Publishing typical download speeds for a service will not necessarily solve the problem of slow speeds, but some kind of standard measurement of speed should help compare providers.

So what can you the reader of this article do to change things? If you think you are getting a raw deal on speed but the technicalities are over your head, then asking for help in our General Chatter forum section should see you getting free help, and very often there will have been others posting with similar issues. For those happy to delve into the web interface of their ADSL hardware and perhaps change a phone socket or two the following links may prove useful.

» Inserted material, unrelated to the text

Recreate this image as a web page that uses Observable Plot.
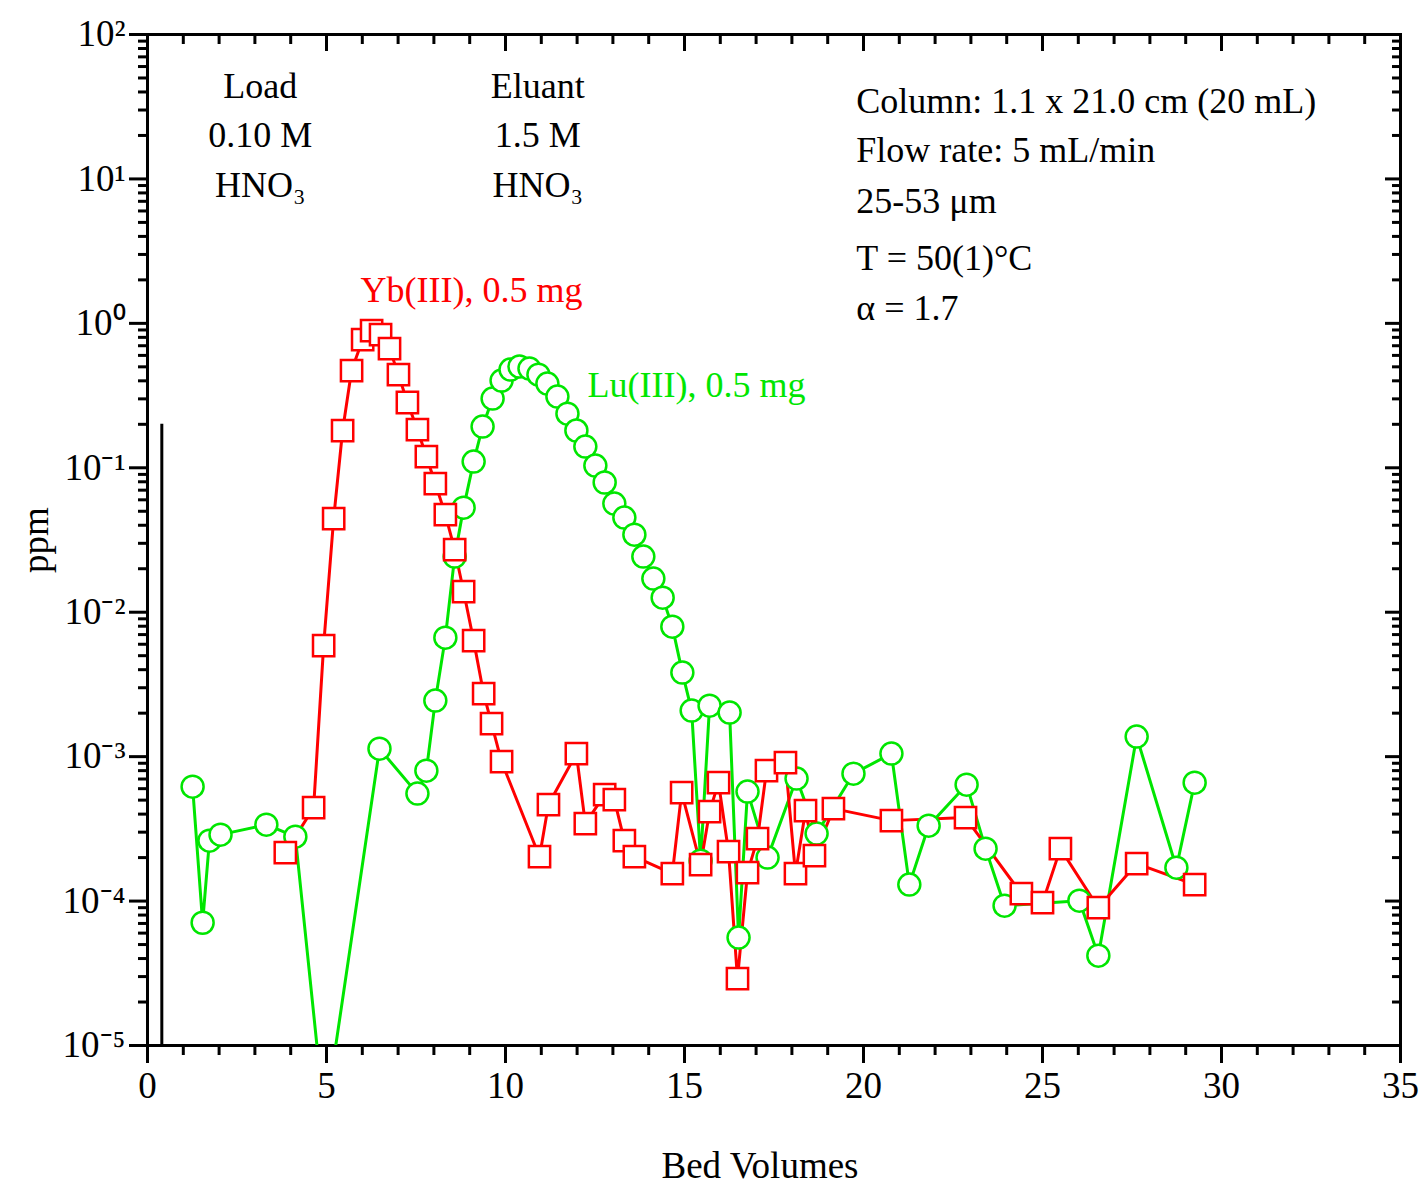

  • Guide to obtaining line stats such as attenuation and noise margins from your ADSL kit.
  • ADSL speed calculator, this gives you an estimate of the best speeds your line could achieve
  • a supplier of ADSL faceplates to help you get the best connection speeds.
  • Solwise another supplier of ADSL faceplates and other components to help in tidying up your phone wiring.
  • Clarity a third source for ADSL filtering kit
  • Run a speed test

More details on the campaign website.


How do we clearly convey the data throughputs experienced by people on lines of different length with different RWIN values, different house wiring, different modems etc in a way that will be useful to a relatively ignorant consumer ? Will this result in ISPs declining to serve longer lines in order to report a better average speedtest ?

  • herdwick
  • over 13 years ago

There are a number of factore that affect connection speeds, but I suggest that this is not the main concern for most users.

The main concern for most users are are Fair Usage Policies on "Unlimited broadband" that can be changed at the whim of the ISP if they think you are downloading too much

  • g-bhxu
  • over 13 years ago

Would it be better, as a comparison of ISP performance, to ignore 'external' factors (such as line length, wiring quality etc) and publish the ratio of actual available download speed to BRAS rate?

ISPs have no control over line lengths etc, and the effects of the phone line and internal wiring are going to manifest irrespective of which provider the (potential) customer chooses. Where ISPs differ is in how much advantage the customer can make of the data rate with the DSLAM.

  • grahammm
  • over 13 years ago

herdwick either that or might make them put pressure on BT to fix the local loop situation, currently I feel isps are too soft and find it easier to fob off customers with bad lines perhaps hoping they leave rather then pressuring BT. Misinterpreted speed and misleading unlimited are both very bad, I think right now misleading unlimited advertising is probably something that should be fixed first as its an easier thing to fix it just requires tougher regulation to ban invisible limits.
to grahammmm line lengths have to be factored in the ones who are most vulnerable are those with bad lines.